WHAT TO PRODUCE: Reproduce exactly the lines starting at the line that contains "Emit a Python" and ending at the line that contains "plt.rcParams['font.family'] = ['Liberation". Omit pictures.

RECORDS FOR PROCESSING:
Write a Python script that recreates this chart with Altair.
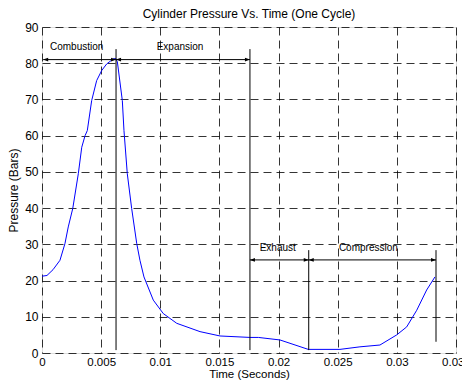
import altair as alt
import pandas as pd

# Pressure curve (one cycle)
time_s = [0.0, 0.00042, 0.00093, 0.00152, 0.00194, 0.00222, 0.0026, 0.00307, 0.00336,
          0.00364, 0.00383, 0.0042, 0.00462, 0.00505, 0.00547, 0.00603, 0.00623, 0.00637,
          0.00679, 0.00693, 0.00721, 0.00758, 0.00801, 0.00828, 0.00862, 0.00941, 0.01025,
          0.01139, 0.01336, 0.01505, 0.01758, 0.01829, 0.02012, 0.02251, 0.02519, 0.02688,
          0.02857, 0.02999, 0.03083, 0.03168, 0.03252, 0.03322]
pressure_bar = [21.2, 21.4, 23.0, 25.6, 30.2, 34.8, 39.9, 49.5, 56.8,
                60.0, 61.4, 69.7, 75.2, 78.0, 79.8, 81.2, 81.3, 80.4,
                69.7, 61.4, 49.5, 39.9, 30.2, 25.6, 21.0, 14.6, 10.9,
                8.2, 5.9, 4.7, 4.3, 4.3, 3.6, 1.0, 1.0, 1.7,
                2.2, 5.0, 7.2, 11.8, 17.4, 21.0]

# Phase boundary markers
marker_t = [0.00626, 0.01758, 0.02255, 0.03331]
marker_top = [83.9, 83.9, 28.4, 28.4]
marker_bottom = [0.8, 0.8, 0.8, 3.1]

# Phase arrows
phase_names = ["Combustion", "Expansion", "Exhaust", "Compression"]
phase_start = [0.0001, 0.00626, 0.01758, 0.02255]
phase_end = [0.00626, 0.01758, 0.02255, 0.03331]
phase_y = [81.0, 81.0, 25.7, 25.7]
label_t = [0.00293, 0.01167, 0.01993, 0.02759]
label_y = [84.4, 84.4, 28.9, 28.9]

x_ticks = [0, 0.005, 0.01, 0.015, 0.02, 0.025, 0.03, 0.035]
y_ticks = [0, 10, 20, 30, 40, 50, 60, 70, 80, 90]

curve = pd.DataFrame({"t": time_s, "p": pressure_bar})
markers = pd.DataFrame({"t": marker_t, "top": marker_top, "bottom": marker_bottom})
phases = pd.DataFrame({"name": phase_names, "start": phase_start, "end": phase_end,
                       "y": phase_y, "lt": label_t, "ly": label_y})

FONT = "Liberation Sans"

xscale = alt.Scale(domain=[0, 0.035], nice=False, zero=False)
yscale = alt.Scale(domain=[0, 90], nice=False)

common = dict(grid=True, gridDash=[8, 5], gridColor="black", gridOpacity=1, gridWidth=0.8,
              ticks=False, domain=False,
              labelFont=FONT, titleFont=FONT, titleFontWeight="normal",
              labelColor="black", titleColor="black", labelFlush=False,
              labelOverlap=False)

xaxis = alt.Axis(values=x_ticks, format="~g", title="Time (Seconds)", labelFontSize=11.5,
                 titleFontSize=11.5, labelPadding=3, titlePadding=1, **common)
yaxis = alt.Axis(values=y_ticks, format="d", title="Pressure (Bars)", labelFontSize=12,
                 titleFontSize=12, labelPadding=4, titlePadding=4, **common)


def X(field):
    return alt.X(field, type="quantitative", scale=xscale, axis=xaxis)


def Y(field):
    return alt.Y(field, type="quantitative", scale=yscale, axis=yaxis)


line = alt.Chart(curve).mark_line(color="#0000ff", strokeWidth=1).encode(
    x=X("t"), y=Y("p"), order="t:Q",
)

vlines = alt.Chart(markers).mark_rule(color="black", strokeWidth=1).encode(
    x=X("t"), y=Y("bottom"), y2="top:Q"
)

hlines = alt.Chart(phases).mark_rule(color="black", strokeWidth=1).encode(
    x=X("start"), x2="end:Q", y=Y("y")
)

right_head = "M0,0L-2,-0.75L-2,0.75Z"
left_head = "M0,0L2,-0.75L2,0.75Z"

heads_r = alt.Chart(phases).mark_point(shape=right_head, filled=True, color="black",
                                        size=25, opacity=1).encode(x=X("end"), y=Y("y"))
heads_l = alt.Chart(phases).mark_point(shape=left_head, filled=True, color="black",
                                        size=25, opacity=1).encode(x=X("start"), y=Y("y"))

labels = alt.Chart(phases).mark_text(font=FONT, fontSize=10, color="black",
                                     baseline="middle", align="center").encode(
    x=X("lt"), y=Y("ly"), text="name:N"
)

chart = alt.layer(line, vlines, hlines, heads_r, heads_l, labels).properties(
    width=414, height=326,
    title=alt.TitleParams("Cylinder Pressure Vs. Time (One Cycle)", font=FONT,
                          fontSize=12, fontWeight="normal", color="black", offset=0),
    autosize=alt.AutoSizeParams(type="none"),
    padding={"left": 34, "top": 19, "right": 6, "bottom": 27},
).configure_view(stroke="black", strokeWidth=1).configure(background="white")

chart.save("out.html", embed_options={"renderer": "svg", "actions": False})
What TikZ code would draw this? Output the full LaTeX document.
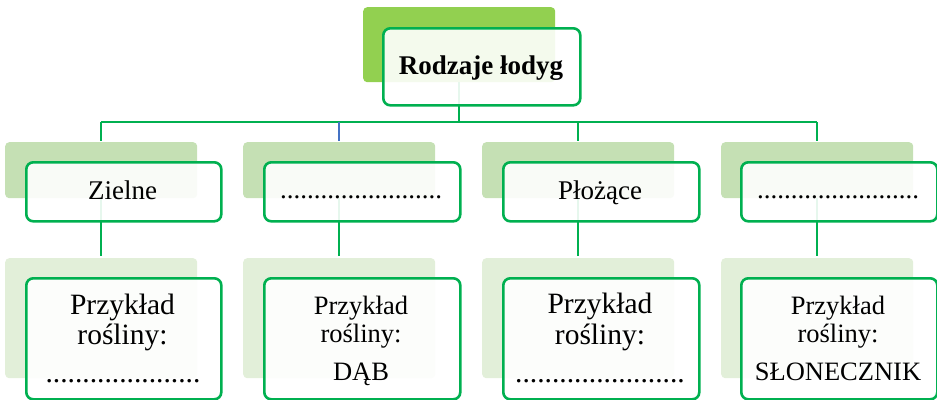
\documentclass[tikz,border=0pt]{standalone}
\usepackage{fontspec}
\setmainfont{Liberation Serif}
\definecolor{lgreen}{HTML}{00B050}
\definecolor{topbg}{HTML}{92D050}
\definecolor{midbg}{HTML}{C5E0B4}
\definecolor{lowbg}{HTML}{E2EFD9}
\definecolor{conblue}{HTML}{4472C4}
\tikzset{
  bgbox/.style={rectangle, rounded corners=4pt, draw=none, inner sep=0pt, anchor=north west},
  frontbox/.style={rectangle, draw=lgreen, line width=2.6pt, rounded corners=7pt, fill=white, fill opacity=0.9, inner sep=0pt, anchor=north west},
  conn/.style={draw=lgreen, line width=2.3pt},
  lbl/.style={anchor=base, inner sep=0pt, font=\fontsize{27}{32}\selectfont},
  lblbig/.style={anchor=base, inner sep=0pt, font=\fontsize{29.5}{34}\selectfont},
  lblsm/.style={anchor=base, inner sep=0pt, font=\fontsize{26.5}{32}\selectfont},
}
\begin{document}
\begin{tikzpicture}[x=1pt,y=-1pt]
\useasboundingbox (0,0) rectangle (937,399);
% coordinates for connectors
\coordinate (t0) at (459,82);
\coordinate (bar) at (459,122);
\coordinate (bl) at (101,122);
\coordinate (br) at (817,122);
\coordinate (d1) at (101,141);
\coordinate (d2) at (339,141);
\coordinate (d3) at (578,141);
\coordinate (d4) at (817,141);
\coordinate (b2) at (339,122);
\coordinate (b3) at (578,122);
\coordinate (u1) at (101,198);
\coordinate (u2) at (339,198);
\coordinate (u3) at (578,198);
\coordinate (u4) at (817,198);
\coordinate (l1) at (101,256);
\coordinate (l2) at (339,256);
\coordinate (l3) at (578,256);
\coordinate (l4) at (817,256);
% connectors
\draw[conn] (t0) -- (bar);
\draw[conn] (bl) -- (br);
\draw[conn] (bl) -- (d1);
\draw[draw=conblue, line width=2.3pt] (b2) -- (d2);
\draw[conn] (b3) -- (d3);
\draw[conn] (br) -- (d4);
\draw[conn] (u1) -- (l1);
\draw[conn] (u2) -- (l2);
\draw[conn] (u3) -- (l3);
\draw[conn] (u4) -- (l4);
% top
\node[bgbox, fill=topbg, minimum width=192pt, minimum height=75pt] (topbgn) at (363,7) {};
\node[frontbox, minimum width=197pt, minimum height=77pt] (topfront) at (382,27) {};
\node[lbl, font=\fontsize{27}{32}\selectfont\bfseries] (toptxt) at (481,74) {Rodzaje łodyg};
% level 2
\node[bgbox, fill=midbg, minimum width=192pt, minimum height=56pt] (m1) at (5,142) {};
\node[bgbox, fill=midbg, minimum width=192pt, minimum height=56pt] (m2) at (243,142) {};
\node[bgbox, fill=midbg, minimum width=192pt, minimum height=56pt] (m3) at (482,142) {};
\node[bgbox, fill=midbg, minimum width=192pt, minimum height=56pt] (m4) at (721,142) {};
\node[frontbox, minimum width=195pt, minimum height=59pt] (f1) at (25,161) {};
\node[frontbox, minimum width=196pt, minimum height=59pt] (f2) at (263,161) {};
\node[frontbox, minimum width=196pt, minimum height=59pt] (f3) at (502,161) {};
\node[frontbox, minimum width=196pt, minimum height=59pt] (f4) at (740,161) {};
\node[lbl] (t1) at (122.5,199) {Zielne};
\node[lbl] (t2) at (361,198) {........................};
\node[lbl] (t3) at (600,199) {Płożące};
\node[lbl] (t4) at (838,198) {........................};
% level 3
\node[bgbox, fill=lowbg, minimum width=192pt, minimum height=120pt] (n1) at (5,258) {};
\node[bgbox, fill=lowbg, minimum width=192pt, minimum height=120pt] (n2) at (243,258) {};
\node[bgbox, fill=lowbg, minimum width=192pt, minimum height=120pt] (n3) at (482,258) {};
\node[bgbox, fill=lowbg, minimum width=192pt, minimum height=120pt] (n4) at (721,258) {};
\node[frontbox, minimum width=195pt, minimum height=121pt] (g1) at (25,277) {};
\node[frontbox, minimum width=196pt, minimum height=121pt] (g2) at (263,277) {};
\node[frontbox, minimum width=196pt, minimum height=121pt] (g3) at (502,277) {};
\node[frontbox, minimum width=196pt, minimum height=121pt] (g4) at (740,277) {};
% level 3 texts
\node[lblbig] (p1a) at (122.5,314) {Przykład};
\node[lblbig] (p1b) at (122.5,344) {rośliny:};
\node[lblbig] (p1c) at (123,382) {.....................};
\node[lblsm] (p2a) at (361,314) {Przykład};
\node[lblsm] (p2b) at (361,342) {rośliny:};
\node[lblsm] (p2c) at (361,380) {DĄB};
\node[lblbig] (p3a) at (600,313) {Przykład};
\node[lblbig] (p3b) at (600,344) {rośliny:};
\node[lblbig] (p3c) at (600,382) {.......................};
\node[lblsm] (p4a) at (838,314) {Przykład};
\node[lblsm] (p4b) at (838,342) {rośliny:};
\node[lblsm] (p4c) at (838,380) {SŁONECZNIK};
\end{tikzpicture}
\end{document}
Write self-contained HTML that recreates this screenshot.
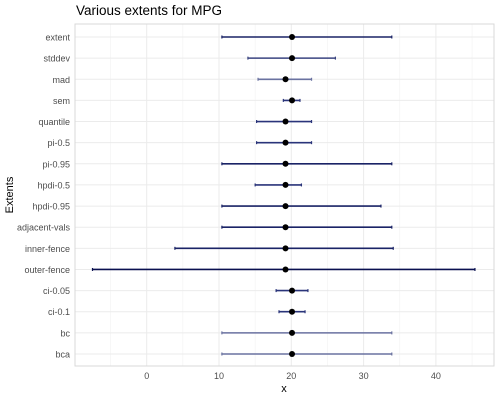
<!DOCTYPE html>
<html><head><meta charset="utf-8"><style>
body{margin:0;background:#fff;font-family:"Liberation Sans",sans-serif}
svg text{font-family:"Liberation Sans",sans-serif}
</style></head><body>
<svg id="c" width="500" height="400"></svg>
<script>
const labels=["extent","stddev","mad","sem","quantile","pi-0.5","pi-0.95","hpdi-0.5","hpdi-0.95","adjacent-vals","inner-fence","outer-fence","ci-0.05","ci-0.1","bc","bca"];
const lows=[10.4,14.0,15.4,18.9,15.2,15.2,10.4,15.0,10.4,10.4,3.9,-7.5,17.9,18.3,10.4,10.4];
const highs=[33.9,26.1,22.8,21.2,22.8,22.8,33.9,21.4,32.4,33.9,34.1,45.4,22.3,21.9,33.9,33.9];
const centers=[20.1,20.1,19.2,20.1,19.2,19.2,19.2,19.2,19.2,19.2,19.2,19.2,20.1,20.1,20.1,20.1];
const lineColors=["#1a2366","#3a4480","#6a72a0","#2a347a","#2a347a","#2a347a","#1a2366","#2a347a","#1a2366","#1a2366","#1a2366","#0a1050","#2a347a","#2a347a","#6a72a0","#6a72a0"];
const xTicks=[0,10,20,30,40];
const NS="http://www.w3.org/2000/svg";
const svg=document.getElementById('c');
const L=75,R=494,T=24,B=366;
const x=v=>146.7+(v)*7.23;
const n=labels.length;
const step=(354-37)/(n-1);
const yy=i=>37+i*step;
function el(t,a){const e=document.createElementNS(NS,t);for(const k in a)e.setAttribute(k,a[k]);svg.appendChild(e);return e;}
for(let v=-5;v<=45;v+=10){if(x(v)>L&&x(v)<R){const g=el('line',{x1:x(v),x2:x(v),y1:T,y2:B,stroke:'#f2f2f2','stroke-width':0.6});

}}
xTicks.forEach(v=>{const g=el('line',{x1:x(v),x2:x(v),y1:T,y2:B,stroke:'#ebebeb','stroke-width':1});


const t=el('text',{x:x(v),y:379,'text-anchor':'middle','font-size':9,fill:'#4d4d4d'});t.textContent=v;

});
labels.forEach((lb,i)=>{const g=el('line',{x1:L,x2:R,y1:yy(i),y2:yy(i),stroke:'#ebebeb','stroke-width':1});


const t=el('text',{x:70,y:yy(i)+3.5,'text-anchor':'end','font-size':9,fill:'#4d4d4d'});t.textContent=lb;

});
const fr=el('rect',{x:L,y:T,width:R-L,height:B-T,fill:'none',stroke:'#d9d9d9','stroke-width':1});


labels.forEach((lb,i)=>{const c=lineColors[i];
const ln=el('line',{x1:x(lows[i]),x2:x(highs[i]),y1:yy(i),y2:yy(i),stroke:c,'stroke-width':1.6});


[lows[i],highs[i]].forEach(v=>{const k=el('line',{x1:x(v),x2:x(v),y1:yy(i)-1.5,y2:yy(i)+1.5,stroke:c,'stroke-width':1.2});

});
const p=el('circle',{cx:x(centers[i]),cy:yy(i),r:3,fill:'#000'});

});
const ti=el('text',{x:76,y:15,'font-size':13.5,fill:'#000'});ti.textContent='Various extents for MPG';


const xl=el('text',{x:284,y:392,'text-anchor':'middle','font-size':11,fill:'#000'});xl.textContent='x';


const yl=el('text',{x:13,y:195,'text-anchor':'middle','font-size':11,fill:'#000',transform:'rotate(-90 13 195)'});yl.textContent='Extents';


</script>
</body></html>
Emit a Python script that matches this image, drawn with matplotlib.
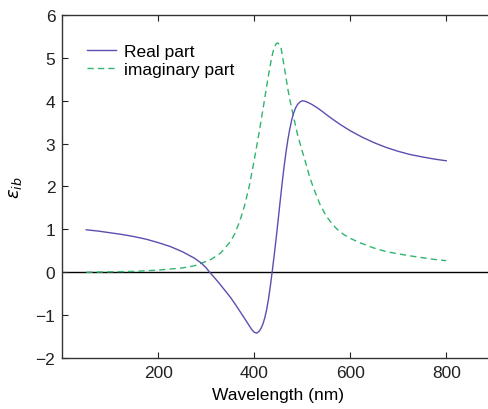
import matplotlib
matplotlib.use("Agg")
import matplotlib.pyplot as plt

plt.rcParams['font.family'] = ['Liberation Sans', 'DejaVu Sans']

real_x = [50, 75, 100, 125, 150, 175, 200, 225, 250, 275, 290, 300, 307, 315, 325, 335, 350,
          360, 370, 380, 388, 395, 400, 405, 410, 414, 418, 422, 426, 430, 434, 438, 442,
          446, 450, 454, 458, 462, 466, 470, 474, 478, 482, 486, 490, 495, 500, 505, 510,
          520, 530, 540, 550, 560, 580, 600, 625, 650, 675, 700, 725, 750, 775, 800]
real_y = [0.99, 0.96, 0.92, 0.88, 0.83, 0.77, 0.69, 0.60, 0.48, 0.33, 0.21, 0.10, 0.0,
          -0.10, -0.23, -0.37, -0.58, -0.74, -0.91, -1.08, -1.22, -1.34, -1.40, -1.42,
          -1.38, -1.31, -1.21, -1.06, -0.86, -0.60, -0.28, 0.07, 0.44, 0.83, 1.24, 1.66,
          2.07, 2.45, 2.79, 3.09, 3.34, 3.55, 3.71, 3.83, 3.91, 3.97, 4.00, 3.99, 3.97,
          3.915, 3.845, 3.765, 3.68, 3.595, 3.44, 3.30, 3.15, 3.02, 2.91, 2.82, 2.745, 2.69,
          2.64, 2.60]

imag_x = [50, 100, 150, 200, 250, 275, 290, 310, 330, 350, 360, 370, 380, 390, 400, 410, 420,
          426, 430, 436, 440, 445, 448, 452, 456, 460, 465, 470, 475, 480, 485, 490, 499,
          505, 516, 525, 537, 550, 560, 572, 585, 600, 620, 648, 675, 700, 720, 750, 775, 800]
imag_y = [0.0, 0.01, 0.02, 0.05, 0.10, 0.15, 0.21, 0.30, 0.45, 0.71, 0.91, 1.20, 1.56,
          2.03, 2.62, 3.25, 3.93, 4.35, 4.62, 4.99, 5.18, 5.32, 5.35, 5.32, 5.22, 4.95,
          4.62, 4.27, 3.98, 3.72, 3.47, 3.22, 2.86, 2.64, 2.20, 1.92, 1.58, 1.31, 1.16,
          1.01, 0.89, 0.79, 0.69, 0.57, 0.48, 0.43, 0.39, 0.34, 0.30, 0.27]

xticks = [200, 400, 600, 800]
yticks = [-2, -1, 0, 1, 2, 3, 4, 5, 6]

fig = plt.figure(figsize=(4.88, 4.10), dpi=100)
ax = fig.add_axes([0.1277, 0.1244, 0.885, 0.8366])

ax.axhline(0, color='black', lw=1.0, zorder=1)
ax.plot(real_x, real_y, color='#5a4fb0', lw=1.0, label='Real part', zorder=3)
ax.plot(imag_x, imag_y, color='#2fb56e', lw=1.0, ls=(0, (4.5, 3)), label='imaginary part', zorder=2)

ax.set_xlim(0, 900)
ax.set_ylim(-2, 6)
ax.set_xticks(xticks)
ax.set_yticks(yticks)
ax.set_yticklabels(['\u22122', '\u22121', '0', '1', '2', '3', '4', '5', '6'])
ax.tick_params(direction='in', length=4, width=0.8, labelsize=12.5, top=True, right=True,
               colors='#222222', pad=5)
for s in ax.spines.values():
    s.set_color('#333333')
    s.set_linewidth(1.0)

ax.set_xlabel('Wavelength (nm)', fontsize=12.5, labelpad=5)
ax.set_ylabel(r'$\varepsilon_{ib}$', fontsize=13, labelpad=8)

leg = ax.legend(loc='upper left', frameon=False, fontsize=12.5, handlelength=1.7,
                handletextpad=0.45, labelspacing=0.15, bbox_to_anchor=(0.02, 0.96))

fig.savefig('out.png', dpi=100)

TASK SOLUTION:
Emit a Python script that matches this image, drawn with matplotlib.
import matplotlib
matplotlib.use("Agg")
import matplotlib.pyplot as plt

plt.rcParams['font.family'] = ['Liberation Sans', 'DejaVu Sans']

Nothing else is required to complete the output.